REAL ESTATE FINANCIAL MODEL
Real estate analysis requires greater focus on cash flow analysis, detailed planning and financial
modeling to leap full tax benefit. It is a high risk investment, but if handled diligently the rewards are
great. One aspect of real estate investment is getting the price right when buying the property; this is a
determinant of how well the investment will perform. Also financing should be arranged inline to meet
the objective of the investment, by consideration whether the property is to be flipped soon or it is a
long term investment, the consideration ought to be factored when analyzing the project.
The Real estate excel template helps the user determine the financial viability of the property by
delivering the following outputs
Before tax cash flows
Income tax liability
After tax cash flow
After tax cash flow on resale
Tax savings on resale
After tax equity reversion
The decision criteria is based on valuation worksheet, the criteria on decision have to be based on net
present value or internal rate of return. A positive net present value indicates the project is viable for
investment; this is the basis of making decision. The internal rate of return is used to evaluate whether
the project meet the investors required rate of return.
The financing trick for investing in the project is to arrange with financier to apply payment to interest
on loan instead of principle, the advantage of the arrangement is based on the fact that interest is tax
allowable and principle on loan is not.

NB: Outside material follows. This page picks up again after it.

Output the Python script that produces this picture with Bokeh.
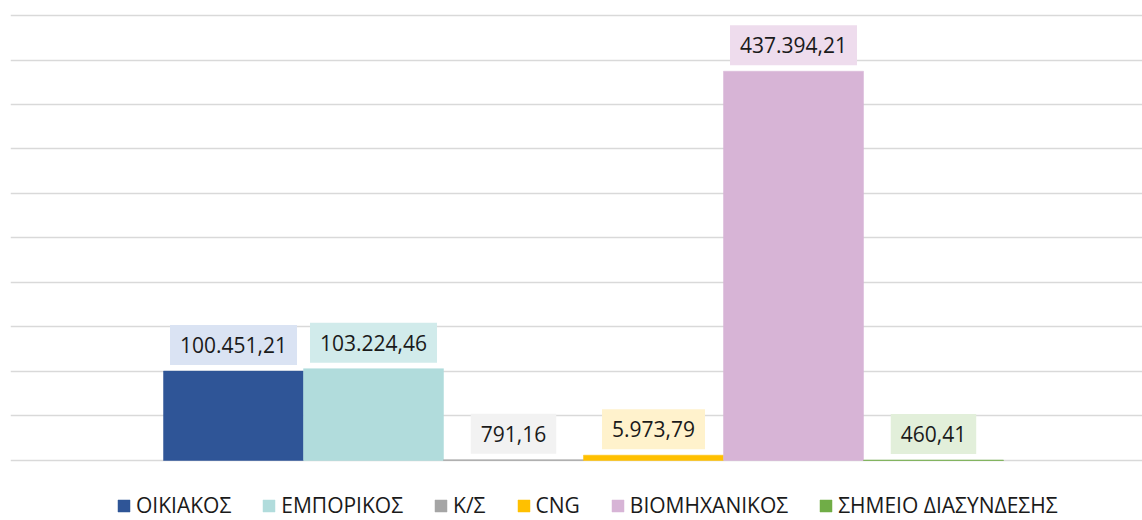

This arrangement allows the investor to leap on great benefits
out of investments and avoid huge tax on capital gain when the property is disposed.
The real estate excel template helps the investor conduct three steps, the steps are cash flow
determination, equity tax reversion for evaluation on gain on sale and decision process to evaluate the
project viability based on net present value or internal rate of return. The manual work for the user is to
key in gross revenues expected to be generated by the property, expenses associated with revenues and
selling commission plus the effective tax rate. The template calculates the cash flows and presents the
net present value and internal rate of return.
The depreciation is calculated by dividing the cost of property by 39 years, 39 years is the allowed
straight line depreciation for commercial property. The equity reversion recoups back part of
depreciation because of tax treatment. There is tax on capital gain when a property is sold at a price
higher than the acquiring cost; this is taken care off by equity reversion process. The equity reversion
process produces the income after tax.